Supports network topology-aware scheduling, fully considering the network bandwidth characteristics between nodes. In AI scenarios, this network topology-aware scheduling effectively optimizes data transmission for communication-intensive distributed training tasks, significantly reducing communication overhead and improving model training speed and overall efficiency.

Online and Offline Workloads Colocation

Supports online and offline workloads colocation, enhancing resource utilization while ensuring online worloads QoS through unified scheduling, dynamic resource overcommitment, CPU burst, and resource isolation.

Multi-cluster Scheduling

Support cross-cluster job scheduling for larger-scale resource pool management and load balancing

For more details about multi-cluster scheduling, see: volcano-global

Descheduling

Support dynamic descheduling to optimize cluster load distribution and improve system stability

For more details about descheduling, see: descheduler

Monitoring and Observability

Complete logging system
Rich monitoring metrics
Provides a dashboard, facilitating graphical interface operations for users.

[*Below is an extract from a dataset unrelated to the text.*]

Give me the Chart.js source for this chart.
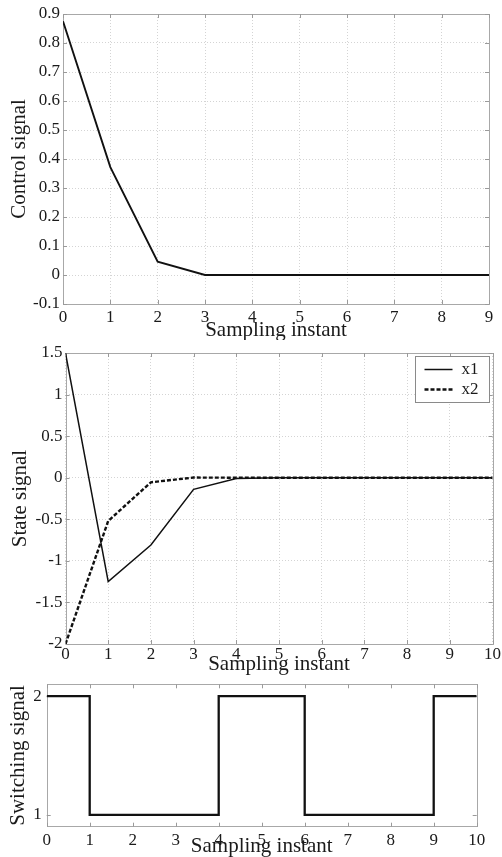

For more details about dashboard, see: dashboard

For more details about volcano metrics, see: metrics

Ecosystem

Volcano has become the de facto standard in batch computing scenarios and is widely used in the following high-performance computing frameworks:

Additionally, Volcano has been widely adopted by various enterprises and organizations in the fields of AI and big data. With its powerful resource management capabilities, efficient job management mechanisms, and rich scheduling strategies (such as Gang scheduling, heterogeneous device scheduling, and topology-aware scheduling), it effectively meets the complex demands of distributed training and data analysis tasks. At the same time, Volcano enhances scheduling performance while ensuring the flexibility and reliability of task scheduling, providing strong support for enterprises to build an efficient resource utilization system.

Future Outlook

Volcano will continue to expand its functional boundaries through community collaboration and technical innovation, becoming a leader in high-performance computing and cloud-native batch scheduling.